** begin Data block **

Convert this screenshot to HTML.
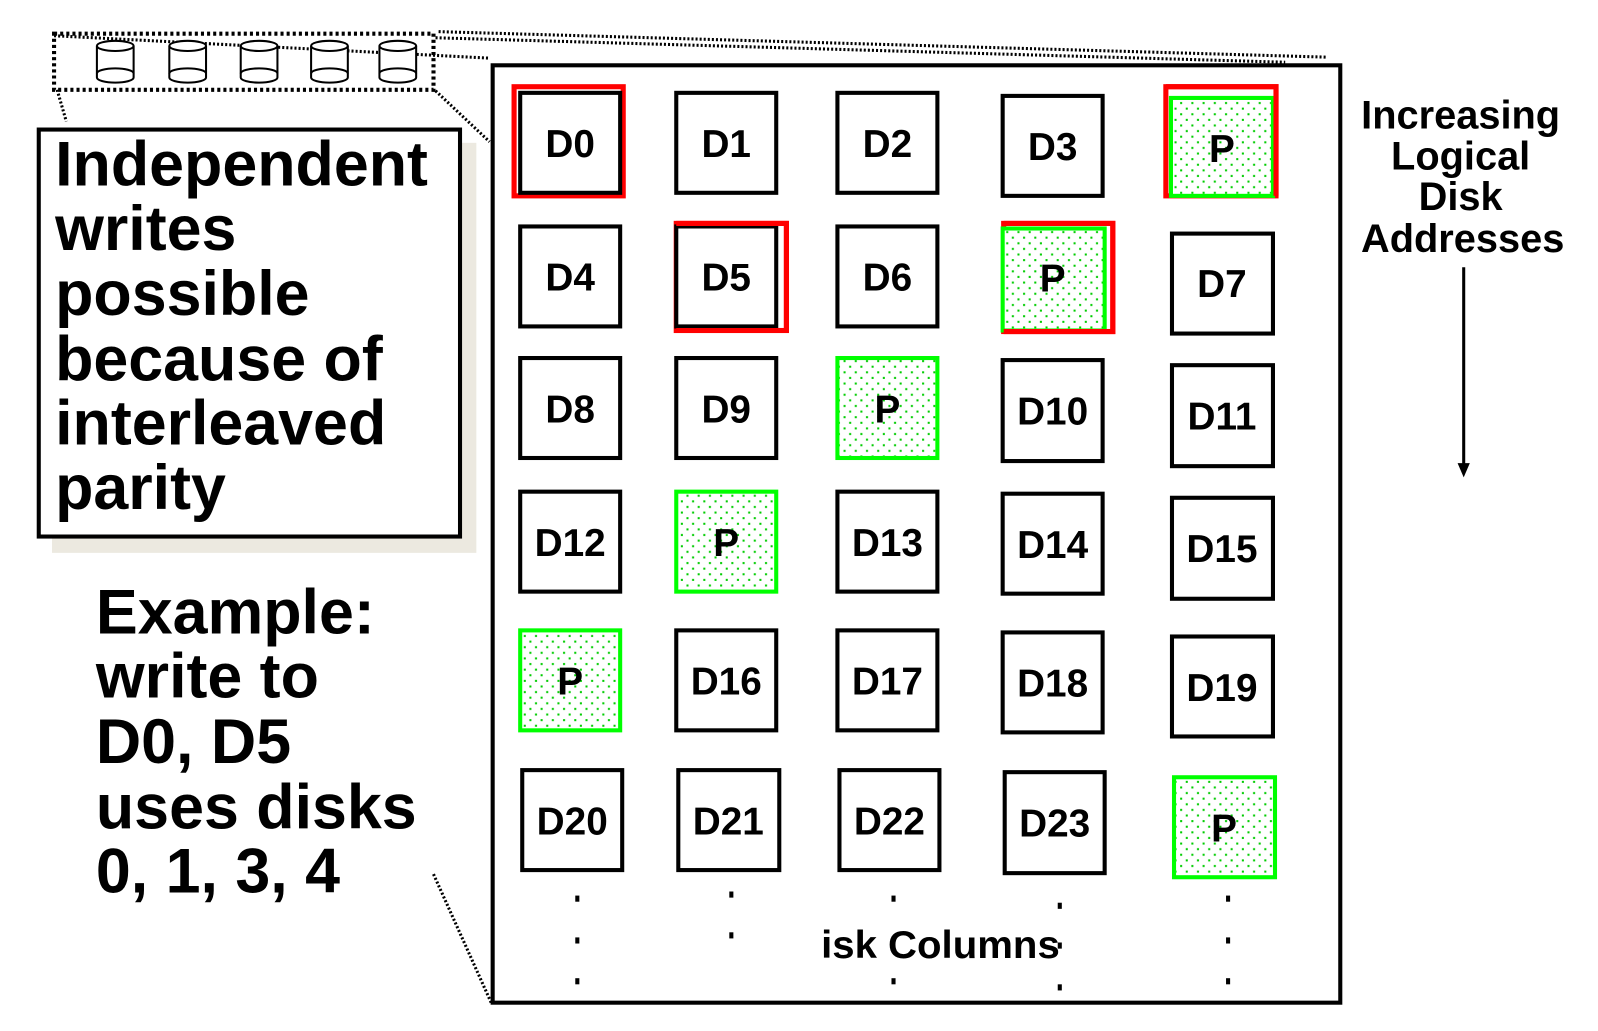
<!DOCTYPE html>
<html><head><meta charset="utf-8"><style>
html,body{margin:0;padding:0;background:#fff;}
svg{display:block;}
text{font-family:"Liberation Sans",sans-serif;font-weight:bold;fill:#000;}
</style></head><body>
<svg width="1598" height="1031" viewBox="0 0 1598 1031" xmlns="http://www.w3.org/2000/svg">
<defs>
<pattern id="dots" width="11" height="11" patternUnits="userSpaceOnUse">
<rect width="11" height="11" fill="#fff"/>
<rect x="2" y="2" width="2" height="2" fill="#0c0"/>
<rect x="7.5" y="7.5" width="2" height="2" fill="#0c0"/>
</pattern>
</defs>
<g transform="translate(0,-1) scale(1.02)">
<rect x="53" y="34" width="372" height="55" fill="none" stroke="#000" stroke-width="4" stroke-dasharray="3,3"/>
<path d="M53,36 L480,58 M430,32 L1300,57 M427,38 L1260,62" stroke="#000" stroke-width="3" stroke-dasharray="2,2" fill="none"/>
<path d="M56,89 L65,120 M427,90 L480,140 M425,858 L482,985" stroke="#000" stroke-width="3" stroke-dasharray="2,2" fill="none"/>
<g fill="#fff" stroke="#000" stroke-width="2">
<g transform="translate(113,0)"><path d="M-18,46 L-18,77 A18,5 0 0 0 18,77 L18,46"/><ellipse cx="0" cy="46" rx="18" ry="5"/><path d="M-18,73 A18,5 0 0 1 18,73" fill="none"/></g>
<g transform="translate(184,0)"><path d="M-18,46 L-18,77 A18,5 0 0 0 18,77 L18,46"/><ellipse cx="0" cy="46" rx="18" ry="5"/><path d="M-18,73 A18,5 0 0 1 18,73" fill="none"/></g>
<g transform="translate(254,0)"><path d="M-18,46 L-18,77 A18,5 0 0 0 18,77 L18,46"/><ellipse cx="0" cy="46" rx="18" ry="5"/><path d="M-18,73 A18,5 0 0 1 18,73" fill="none"/></g>
<g transform="translate(323,0)"><path d="M-18,46 L-18,77 A18,5 0 0 0 18,77 L18,46"/><ellipse cx="0" cy="46" rx="18" ry="5"/><path d="M-18,73 A18,5 0 0 1 18,73" fill="none"/></g>
<g transform="translate(390,0)"><path d="M-18,46 L-18,77 A18,5 0 0 0 18,77 L18,46"/><ellipse cx="0" cy="46" rx="18" ry="5"/><path d="M-18,73 A18,5 0 0 1 18,73" fill="none"/></g>
</g>
<rect x="51" y="141" width="416" height="402" fill="#ece9e0"/>
<rect x="38" y="128" width="413" height="399" fill="#fff" stroke="#000" stroke-width="4"/>
<g font-size="61.5">
<text x="54" y="183">Independent</text>
<text x="54" y="246">writes</text>
<text x="54" y="310">possible</text>
<text x="54" y="374">because of</text>
<text x="54" y="437">interleaved</text>
<text x="54" y="500">parity</text>
<text x="94" y="622">Example:</text>
<text x="94" y="685">write to</text>
<text x="94" y="749">D0, D5</text>
<text x="94" y="813">uses disks</text>
<text x="94" y="876">0, 1, 3, 4</text>
</g>
<rect x="483" y="65" width="831" height="919" fill="none" stroke="#000" stroke-width="4"/>
<g font-size="39" text-anchor="middle">
<text x="1432" y="127">Increasing</text>
<text x="1432" y="167">Logical</text>
<text x="1432" y="207">Disk</text>
<text x="1434" y="248">Addresses</text>
</g>
<line x1="1435" y1="263" x2="1435" y2="458" stroke="#000" stroke-width="3"/>
<polygon points="1429,455 1441,455 1435,469" fill="#000"/>
<g fill="none" stroke="#f00" stroke-width="5">
<rect x="504" y="86" width="107" height="107"/>
<rect x="1143" y="86" width="108" height="107"/>
<rect x="663" y="220" width="108" height="105"/>
<rect x="984" y="220" width="107" height="106"/>
</g>
<g stroke-width="4">
<g fill="#fff" stroke="#000">
<rect x="510" y="92" width="98" height="98"/>
<rect x="663" y="92" width="98" height="98"/>
<rect x="821" y="92" width="98" height="98"/>
<rect x="983" y="95" width="98" height="98"/>
<rect x="510" y="223" width="98" height="98"/>
<rect x="663" y="223" width="98" height="98"/>
<rect x="821" y="223" width="98" height="98"/>
<rect x="1149" y="230" width="99" height="98"/>
<rect x="510" y="352" width="98" height="98"/>
<rect x="663" y="352" width="98" height="98"/>
<rect x="983" y="354" width="98" height="99"/>
<rect x="1149" y="359" width="99" height="99"/>
<rect x="510" y="483" width="98" height="98"/>
<rect x="821" y="483" width="98" height="98"/>
<rect x="983" y="485" width="98" height="98"/>
<rect x="1149" y="489" width="99" height="99"/>
<rect x="663" y="619" width="98" height="98"/>
<rect x="821" y="619" width="98" height="98"/>
<rect x="983" y="621" width="98" height="98"/>
<rect x="1149" y="625" width="99" height="98"/>
<rect x="512" y="756" width="98" height="98"/>
<rect x="665" y="756" width="99" height="98"/>
<rect x="823" y="756" width="98" height="98"/>
<rect x="985" y="758" width="98" height="99"/>
</g>
<g fill="url(#dots)" stroke="#0f0">
<rect x="1148" y="97" width="100" height="96"/>
<rect x="983" y="225" width="100" height="100"/>
<rect x="821" y="352" width="98" height="98"/>
<rect x="663" y="483" width="98" height="98"/>
<rect x="510" y="619" width="98" height="98"/>
<rect x="1151" y="763" width="99" height="98"/>
</g>
<g fill="none" stroke="#f00" stroke-width="5">
<path d="M1143,86 H1251 V193 M663,220 H771 V325 H663 M984,220 H1091 V326 H984"/>
</g>
</g>
<g font-size="38" text-anchor="middle">
<text x="559" y="155">D0</text><text x="712" y="155">D1</text><text x="870" y="155">D2</text><text x="1032" y="158">D3</text><text x="1198" y="160">P</text>
<text x="559" y="286">D4</text><text x="712" y="286">D5</text><text x="870" y="286">D6</text><text x="1032" y="287">P</text><text x="1198" y="292">D7</text>
<text x="559" y="415">D8</text><text x="712" y="415">D9</text><text x="870" y="415">P</text><text x="1032" y="417">D10</text><text x="1198" y="422">D11</text>
<text x="559" y="546">D12</text><text x="712" y="546">P</text><text x="870" y="546">D13</text><text x="1032" y="548">D14</text><text x="1198" y="552">D15</text>
<text x="559" y="682">P</text><text x="712" y="682">D16</text><text x="870" y="682">D17</text><text x="1032" y="684">D18</text><text x="1198" y="688">D19</text>
<text x="561" y="819">D20</text><text x="714" y="819">D21</text><text x="872" y="819">D22</text><text x="1034" y="821">D23</text><text x="1200" y="826">P</text>
</g>
<text x="805" y="940" font-size="38" textLength="234" lengthAdjust="spacingAndGlyphs">isk Columns</text>
<g fill="#000">
<rect x="564" y="879" width="4" height="6"/><rect x="564" y="920" width="4" height="6"/><rect x="564" y="960" width="4" height="6"/>
<rect x="715" y="875" width="4" height="6"/><rect x="715" y="915" width="4" height="6"/>
<rect x="874" y="879" width="4" height="6"/><rect x="874" y="960" width="4" height="6"/>
<rect x="1037" y="886" width="4" height="6"/><rect x="1037" y="925" width="4" height="6"/><rect x="1037" y="966" width="4" height="6"/>
<rect x="1202" y="879" width="4" height="6"/><rect x="1202" y="920" width="4" height="6"/><rect x="1202" y="960" width="4" height="6"/>
</g>
</g>
</svg>
</body></html>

** end Data block **

Task statement: Repeat the listing verbatim. Skip the pictures.

Result of this exercise:
Convert this screenshot to HTML.
<!DOCTYPE html>
<html><head><meta charset="utf-8"><style>
html,body{margin:0;padding:0;background:#fff;}
svg{display:block;}
text{font-family:"Liberation Sans",sans-serif;font-weight:bold;fill:#000;}
</style></head><body>
<svg width="1598" height="1031" viewBox="0 0 1598 1031" xmlns="http://www.w3.org/2000/svg">
<defs>
<pattern id="dots" width="11" height="11" patternUnits="userSpaceOnUse">
<rect width="11" height="11" fill="#fff"/>
<rect x="2" y="2" width="2" height="2" fill="#0c0"/>
<rect x="7.5" y="7.5" width="2" height="2" fill="#0c0"/>
</pattern>
</defs>
<g transform="translate(0,-1) scale(1.02)">
<rect x="53" y="34" width="372" height="55" fill="none" stroke="#000" stroke-width="4" stroke-dasharray="3,3"/>
<path d="M53,36 L480,58 M430,32 L1300,57 M427,38 L1260,62" stroke="#000" stroke-width="3" stroke-dasharray="2,2" fill="none"/>
<path d="M56,89 L65,120 M427,90 L480,140 M425,858 L482,985" stroke="#000" stroke-width="3" stroke-dasharray="2,2" fill="none"/>
<g fill="#fff" stroke="#000" stroke-width="2">
<g transform="translate(113,0)"><path d="M-18,46 L-18,77 A18,5 0 0 0 18,77 L18,46"/><ellipse cx="0" cy="46" rx="18" ry="5"/><path d="M-18,73 A18,5 0 0 1 18,73" fill="none"/></g>
<g transform="translate(184,0)"><path d="M-18,46 L-18,77 A18,5 0 0 0 18,77 L18,46"/><ellipse cx="0" cy="46" rx="18" ry="5"/><path d="M-18,73 A18,5 0 0 1 18,73" fill="none"/></g>
<g transform="translate(254,0)"><path d="M-18,46 L-18,77 A18,5 0 0 0 18,77 L18,46"/><ellipse cx="0" cy="46" rx="18" ry="5"/><path d="M-18,73 A18,5 0 0 1 18,73" fill="none"/></g>
<g transform="translate(323,0)"><path d="M-18,46 L-18,77 A18,5 0 0 0 18,77 L18,46"/><ellipse cx="0" cy="46" rx="18" ry="5"/><path d="M-18,73 A18,5 0 0 1 18,73" fill="none"/></g>
<g transform="translate(390,0)"><path d="M-18,46 L-18,77 A18,5 0 0 0 18,77 L18,46"/><ellipse cx="0" cy="46" rx="18" ry="5"/><path d="M-18,73 A18,5 0 0 1 18,73" fill="none"/></g>
</g>
<rect x="51" y="141" width="416" height="402" fill="#ece9e0"/>
<rect x="38" y="128" width="413" height="399" fill="#fff" stroke="#000" stroke-width="4"/>
<g font-size="61.5">
<text x="54" y="183">Independent</text>
<text x="54" y="246">writes</text>
<text x="54" y="310">possible</text>
<text x="54" y="374">because of</text>
<text x="54" y="437">interleaved</text>
<text x="54" y="500">parity</text>
<text x="94" y="622">Example:</text>
<text x="94" y="685">write to</text>
<text x="94" y="749">D0, D5</text>
<text x="94" y="813">uses disks</text>
<text x="94" y="876">0, 1, 3, 4</text>
</g>
<rect x="483" y="65" width="831" height="919" fill="none" stroke="#000" stroke-width="4"/>
<g font-size="39" text-anchor="middle">
<text x="1432" y="127">Increasing</text>
<text x="1432" y="167">Logical</text>
<text x="1432" y="207">Disk</text>
<text x="1434" y="248">Addresses</text>
</g>
<line x1="1435" y1="263" x2="1435" y2="458" stroke="#000" stroke-width="3"/>
<polygon points="1429,455 1441,455 1435,469" fill="#000"/>
<g fill="none" stroke="#f00" stroke-width="5">
<rect x="504" y="86" width="107" height="107"/>
<rect x="1143" y="86" width="108" height="107"/>
<rect x="663" y="220" width="108" height="105"/>
<rect x="984" y="220" width="107" height="106"/>
</g>
<g stroke-width="4">
<g fill="#fff" stroke="#000">
<rect x="510" y="92" width="98" height="98"/>
<rect x="663" y="92" width="98" height="98"/>
<rect x="821" y="92" width="98" height="98"/>
<rect x="983" y="95" width="98" height="98"/>
<rect x="510" y="223" width="98" height="98"/>
<rect x="663" y="223" width="98" height="98"/>
<rect x="821" y="223" width="98" height="98"/>
<rect x="1149" y="230" width="99" height="98"/>
<rect x="510" y="352" width="98" height="98"/>
<rect x="663" y="352" width="98" height="98"/>
<rect x="983" y="354" width="98" height="99"/>
<rect x="1149" y="359" width="99" height="99"/>
<rect x="510" y="483" width="98" height="98"/>
<rect x="821" y="483" width="98" height="98"/>
<rect x="983" y="485" width="98" height="98"/>
<rect x="1149" y="489" width="99" height="99"/>
<rect x="663" y="619" width="98" height="98"/>
<rect x="821" y="619" width="98" height="98"/>
<rect x="983" y="621" width="98" height="98"/>
<rect x="1149" y="625" width="99" height="98"/>
<rect x="512" y="756" width="98" height="98"/>
<rect x="665" y="756" width="99" height="98"/>
<rect x="823" y="756" width="98" height="98"/>
<rect x="985" y="758" width="98" height="99"/>
</g>
<g fill="url(#dots)" stroke="#0f0">
<rect x="1148" y="97" width="100" height="96"/>
<rect x="983" y="225" width="100" height="100"/>
<rect x="821" y="352" width="98" height="98"/>
<rect x="663" y="483" width="98" height="98"/>
<rect x="510" y="619" width="98" height="98"/>
<rect x="1151" y="763" width="99" height="98"/>
</g>
<g fill="none" stroke="#f00" stroke-width="5">
<path d="M1143,86 H1251 V193 M663,220 H771 V325 H663 M984,220 H1091 V326 H984"/>
</g>
</g>
<g font-size="38" text-anchor="middle">
<text x="559" y="155">D0</text><text x="712" y="155">D1</text><text x="870" y="155">D2</text><text x="1032" y="158">D3</text><text x="1198" y="160">P</text>
<text x="559" y="286">D4</text><text x="712" y="286">D5</text><text x="870" y="286">D6</text><text x="1032" y="287">P</text><text x="1198" y="292">D7</text>
<text x="559" y="415">D8</text><text x="712" y="415">D9</text><text x="870" y="415">P</text><text x="1032" y="417">D10</text><text x="1198" y="422">D11</text>
<text x="559" y="546">D12</text><text x="712" y="546">P</text><text x="870" y="546">D13</text><text x="1032" y="548">D14</text><text x="1198" y="552">D15</text>
<text x="559" y="682">P</text><text x="712" y="682">D16</text><text x="870" y="682">D17</text><text x="1032" y="684">D18</text><text x="1198" y="688">D19</text>
<text x="561" y="819">D20</text><text x="714" y="819">D21</text><text x="872" y="819">D22</text><text x="1034" y="821">D23</text><text x="1200" y="826">P</text>
</g>
<text x="805" y="940" font-size="38" textLength="234" lengthAdjust="spacingAndGlyphs">isk Columns</text>
<g fill="#000">
<rect x="564" y="879" width="4" height="6"/><rect x="564" y="920" width="4" height="6"/><rect x="564" y="960" width="4" height="6"/>
<rect x="715" y="875" width="4" height="6"/><rect x="715" y="915" width="4" height="6"/>
<rect x="874" y="879" width="4" height="6"/><rect x="874" y="960" width="4" height="6"/>
<rect x="1037" y="886" width="4" height="6"/><rect x="1037" y="925" width="4" height="6"/><rect x="1037" y="966" width="4" height="6"/>
<rect x="1202" y="879" width="4" height="6"/><rect x="1202" y="920" width="4" height="6"/><rect x="1202" y="960" width="4" height="6"/>
</g>
</g>
</svg>
</body></html>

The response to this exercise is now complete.